Each chapter or sub-chapter is effectively the story equivalent of a campaign "mission" from a game like Call of Duty. Except, the mission objective in FFXIII is identical for every chapter: fight to the end of the hallway and kill the boss so you can get to the next mission.
A game with the development time of FFXIII and the technology now available deserved better. You can still have your story-driven game without giving your audience the feeling that they are being rail-roaded into every battle and one and only one outcome at each juncture...I give you: Deus Ex.
The development team IMO may have dreamed big but ended up thinking incredibly small, relying on the simplest way to achieve what they wanted. That goes from the maps, to the battle system, to the storytelling and world-building.

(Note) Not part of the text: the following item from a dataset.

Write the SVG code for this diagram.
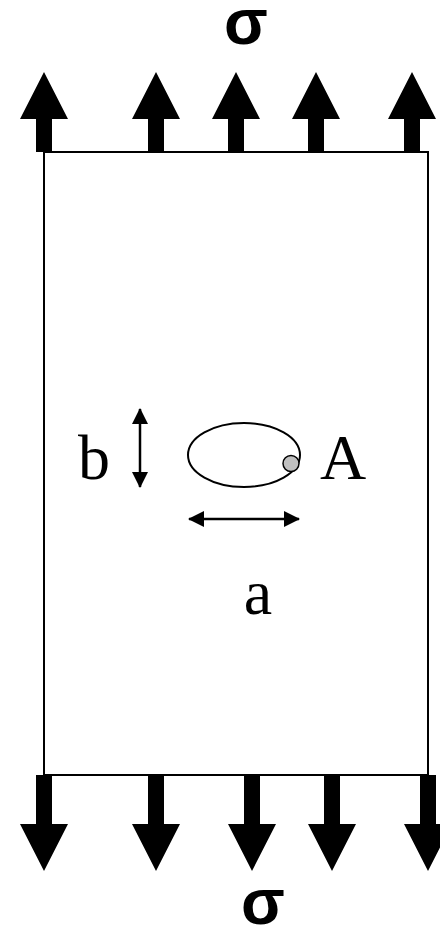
<svg xmlns="http://www.w3.org/2000/svg" width="440" height="926" viewBox="0 0 440 926">
<style>
.ser{font-family:"Liberation Serif","Times New Roman",serif;font-size:64px;fill:#000}
.sig{font-family:"Liberation Sans",Arial,sans-serif;font-weight:bold;font-size:64px;fill:#000;text-anchor:middle}
.dim{stroke:#000;stroke-width:2.5;fill:none}
</style>
<defs>
<path id="up" d="M-8,80 V47 H-24 L0,0 L24,47 H8 V80 Z" fill="#000"/>
<path id="dn" d="M-8,0 V49 H-24 L0,96 L24,49 H8 V0 Z" fill="#000"/>
<marker id="ah" viewBox="0 0 16 16" refX="15" refY="8" markerWidth="16" markerHeight="16" markerUnits="userSpaceOnUse" orient="auto-start-reverse">
<path d="M0,0 L16,8 L0,16 Z" fill="#000"/>
</marker>
</defs>
<g id="plate">
<rect x="44" y="152" width="384" height="623" fill="#fff" stroke="#000" stroke-width="2"/>
</g>
<g id="top-arrows">
<use href="#up" x="44" y="72"/>
<use href="#up" x="156" y="72"/>
<use href="#up" x="236" y="72"/>
<use href="#up" x="316" y="72"/>
<use href="#up" x="412" y="72"/>
</g>
<g id="bottom-arrows">
<use href="#dn" x="44" y="775"/>
<use href="#dn" x="156" y="775"/>
<use href="#dn" x="252" y="775"/>
<use href="#dn" x="332" y="775"/>
<use href="#dn" x="428" y="775"/>
</g>
<g id="hole">
<ellipse cx="244" cy="455" rx="56" ry="32" fill="none" stroke="#000" stroke-width="2"/>
</g>
<g id="pointA">
<circle cx="291" cy="463.5" r="8" fill="#c0c0c0" stroke="#000" stroke-width="1.5"/>
</g>
<g id="connectors">
<line class="dim" x1="140" y1="409" x2="140" y2="487" marker-start="url(#ah)" marker-end="url(#ah)"/>
<line class="dim" x1="189" y1="519" x2="299" y2="519" marker-start="url(#ah)" marker-end="url(#ah)"/>
</g>
<g id="labels">
<text class="sig" x="246" y="44">σ</text>
<text class="sig" x="263" y="924">σ</text>
<text class="ser" x="78" y="479">b</text>
<text class="ser" x="320" y="479">A</text>
<text class="ser" x="258" y="614" text-anchor="middle">a</text>
</g>
</svg>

The entire race-to-stagger mentality of the battle system eliminated some of the variety the player could add his/herself to the battle system (I want my Steal and Gil Toss back!), and handing the reigns for 2/3 of the party to the AI meant that experimenting with buffs and crowd control was often costly or simply out of the question.
This game catered to people who crave the cheap thrill of winning battles, usually with minimal problem-solving, while offering the shallow, sappy love story (and the corresponding music
) that most FF fans go gaga for. It will certainly rank, in most fans' minds, as one of the greats, but from the standpoint of game design it's a very poor showing for what could have been accomplished given the time and tech IMO.